Doctoral defence: Kadri Arumäe “Personality traits and body weight: from accurate descriptions to tests of causation”

On 30 August at 14:15 Kadri Arumäe will defend her doctoral thesis “Personality traits and body weight: from accurate descriptions to tests of causation” for obtaining the degree of Doctor of Philosophy (in Psychology).

Uku Vainik, University of Tartu, McGill University (Canada)
Rene Mõttus, University of Tartu, University of Edinburg (UK)

Yannick Stephan, University of Montpellier (France)

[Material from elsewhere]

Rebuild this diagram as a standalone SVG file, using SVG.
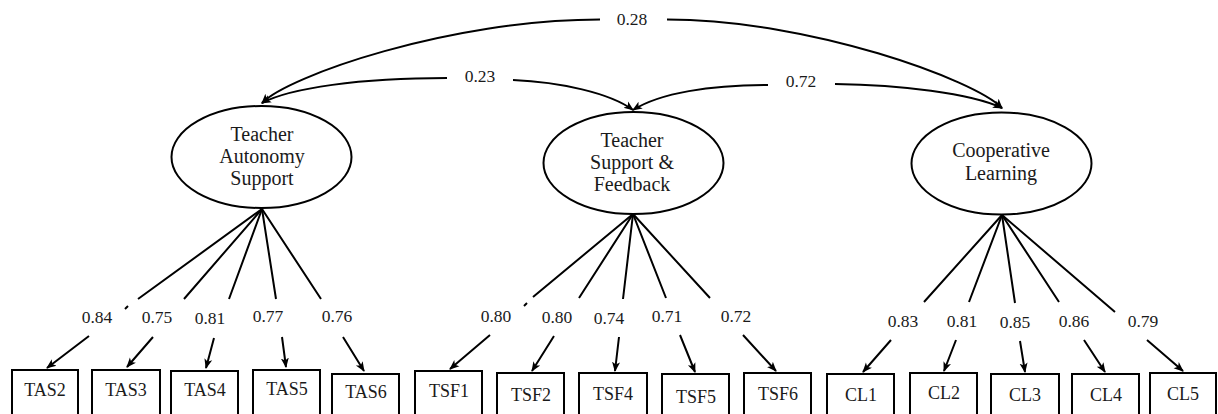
<svg xmlns="http://www.w3.org/2000/svg" width="1218" height="414" viewBox="0 0 1218 414">
<style>
.bg{fill:#fff}
.lat{fill:#fff;stroke:#000;stroke-width:2}
.obs{fill:#fff;stroke:#000;stroke-width:2}
.lt{font-family:"Liberation Serif","Times New Roman",serif;font-size:20px;fill:#1a1a1a;text-anchor:middle}
.ot{font-family:"Liberation Serif","Times New Roman",serif;font-size:18px;fill:#1a1a1a;text-anchor:middle}
.num{font-family:"Liberation Serif","Times New Roman",serif;font-size:17.5px;fill:#1a1a1a;text-anchor:middle}
.c{fill:none;stroke:#000;stroke-width:2}
.ld{marker-end:url(#ah)}
.cov{marker-start:url(#ah);marker-end:url(#ah)}
</style>
<defs>
<marker id="ah" markerUnits="userSpaceOnUse" viewBox="0 0 10 10" markerWidth="10" markerHeight="10" refX="9" refY="5" orient="auto-start-reverse">
<path d="M0,1 L10,5 L0,9 L2.5,5 z" fill="#000"/>
</marker>
</defs>
<rect class="bg" x="0" y="0" width="1218" height="414"/>

<g id="connectors">
<path class="c cov" d="M262,103 C288,76 450,19.5 600,19.5 M667,19.5 C810,19.5 975,80 1002,108"/>
<path class="c cov" d="M262,103 C290,88 360,78 447,78 M513,80 C560,82 610,93 633,110"/>
<path class="c cov" d="M633,110 C660,93 710,85 768,85 M835,84 C900,85 970,93 1002,108"/>
<path class="c ld" d="M262,209 L138,299 M128,306 L125,309 M89,336 L47,368"/>
<path class="c ld" d="M262,209 L184,299 M153,337 L127,367"/>
<path class="c ld" d="M262,209 L229,299 M214,338 L206,368"/>
<path class="c ld" d="M262,209 L276,299 M282,337 L286,367"/>
<path class="c ld" d="M262,209 L321,299 M343,337 L364,371"/>
<path class="c ld" d="M633,214 L533,297 M527,303 L524,306 M490,335 L450,369"/>
<path class="c ld" d="M633,214 L579,298 M554,336 L532,371"/>
<path class="c ld" d="M633,214 L623,299 M619,337 L615,371"/>
<path class="c ld" d="M633,214 L666,298 M680,335 L695,372"/>
<path class="c ld" d="M633,214 L710,298 M743,335 L776,371"/>
<path class="c ld" d="M1002,215 L924,302 M891,340 L863,372"/>
<path class="c ld" d="M1002,215 L969,302 M956,340 L944,371"/>
<path class="c ld" d="M1002,215 L1015,303 M1020,341 L1025,372"/>
<path class="c ld" d="M1002,215 L1059,302 M1084,340 L1105,372"/>
<path class="c ld" d="M1002,215 L1115,312 M1147,340 L1183,371"/>
</g>

<g id="cov-labels">
<text class="num" x="632" y="25">0.28</text>
<text class="num" x="480" y="82">0.23</text>
<text class="num" x="801" y="87">0.72</text>
</g>

<g id="loading-labels">
<text class="num" x="97" y="323">0.84</text>
<text class="num" x="157" y="323">0.75</text>
<text class="num" x="210" y="324">0.81</text>
<text class="num" x="268" y="322">0.77</text>
<text class="num" x="337" y="322">0.76</text>
<text class="num" x="496" y="322">0.80</text>
<text class="num" x="557" y="323">0.80</text>
<text class="num" x="609" y="324">0.74</text>
<text class="num" x="667" y="322">0.71</text>
<text class="num" x="736" y="322">0.72</text>
<text class="num" x="903" y="327">0.83</text>
<text class="num" x="962" y="327">0.81</text>
<text class="num" x="1015" y="328">0.85</text>
<text class="num" x="1074" y="327">0.86</text>
<text class="num" x="1143" y="327">0.79</text>
</g>

<g id="TAS">
<ellipse class="lat" cx="261.5" cy="157" rx="90" ry="51"/>
<text class="lt" x="262" y="141">Teacher</text>
<text class="lt" x="262" y="163">Autonomy</text>
<text class="lt" x="262" y="185">Support</text>
</g>
<g id="TSF">
<ellipse class="lat" cx="633.5" cy="163" rx="90" ry="51"/>
<text class="lt" x="632" y="147">Teacher</text>
<text class="lt" x="632" y="169">Support &amp;</text>
<text class="lt" x="632" y="191">Feedback</text>
</g>
<g id="CL">
<ellipse class="lat" cx="1001.5" cy="163.5" rx="90" ry="51"/>
<text class="lt" x="1001" y="157">Cooperative</text>
<text class="lt" x="1001" y="180">Learning</text>
</g>

<g id="TAS2"><rect class="obs" x="12" y="370" width="66" height="50"/><text class="ot" x="45" y="396">TAS2</text></g>
<g id="TAS3"><rect class="obs" x="92" y="370" width="68" height="50"/><text class="ot" x="126" y="396">TAS3</text></g>
<g id="TAS4"><rect class="obs" x="171" y="371" width="67" height="50"/><text class="ot" x="205" y="396">TAS4</text></g>
<g id="TAS5"><rect class="obs" x="253" y="370" width="67" height="50"/><text class="ot" x="287" y="395">TAS5</text></g>
<g id="TAS6"><rect class="obs" x="332" y="374" width="67" height="50"/><text class="ot" x="366" y="398">TAS6</text></g>
<g id="TSF1"><rect class="obs" x="415" y="371" width="67" height="50"/><text class="ot" x="449" y="397">TSF1</text></g>
<g id="TSF2"><rect class="obs" x="497" y="373" width="67" height="50"/><text class="ot" x="531" y="401">TSF2</text></g>
<g id="TSF4"><rect class="obs" x="579" y="373" width="68" height="50"/><text class="ot" x="613" y="400">TSF4</text></g>
<g id="TSF5"><rect class="obs" x="662" y="374" width="67" height="50"/><text class="ot" x="696" y="403">TSF5</text></g>
<g id="TSF6"><rect class="obs" x="744" y="373" width="67" height="50"/><text class="ot" x="778" y="400">TSF6</text></g>
<g id="CL1"><rect class="obs" x="827" y="374" width="67" height="50"/><text class="ot" x="861" y="401">CL1</text></g>
<g id="CL2"><rect class="obs" x="910" y="373" width="67" height="50"/><text class="ot" x="944" y="399">CL2</text></g>
<g id="CL3"><rect class="obs" x="991" y="374" width="68" height="50"/><text class="ot" x="1025" y="401">CL3</text></g>
<g id="CL4"><rect class="obs" x="1072" y="374" width="67" height="50"/><text class="ot" x="1106" y="401">CL4</text></g>
<g id="CL5"><rect class="obs" x="1150" y="373" width="66" height="50"/><text class="ot" x="1183" y="400">CL5</text></g>
</svg>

Motivated by the objective to identify modifiable causes of excess weight, several decades of research has explored psychological correlates of body weight. For instance, body weight is commonly believed to be influenced by personality traits: if some trait-related behaviours affect energy intake or expenditure, their effects on weight should accumulate as they are repeated. However, tests of causality between them have been scarce and inconclusive. One of the two objectives of the dissertation was to test causality in personality trait–body weight associations. Across two studies, molecular genetic, twin, and longitudinal data were employed. Contrary to widespread beliefs, no robust effects from personality traits to body weight were found, although this does not preclude deliberate trait change affecting body weight—a question left for future studies. Instead, both studies indicated that causality may predominantly flow from body weight to personality traits. While the two genetic analyses suggested that body weight may influence numerous narrow traits, longitudinal analyses identified influences on agreeableness, conscientiousness, and several finer-grained traits. Several mechanisms could plausibly account for these links, including social feedback, physical limitations, and physiological processes like inflammation. The other objective of the dissertation was to provide more accurate descriptions of trait–body weight correlations, which could also provide input for novel (causal) hypothesis and further empirical investigations. The two studies devoted to this objective replicated several well-known associations (with traits like activity, organization, and anger), but also identified novel associations (with traits including altruism, obedience, conventionality, and preference for the familiar), besides indicating that the oft-reported link between BMI and assertiveness is more likely driven by lean mass than fat mass.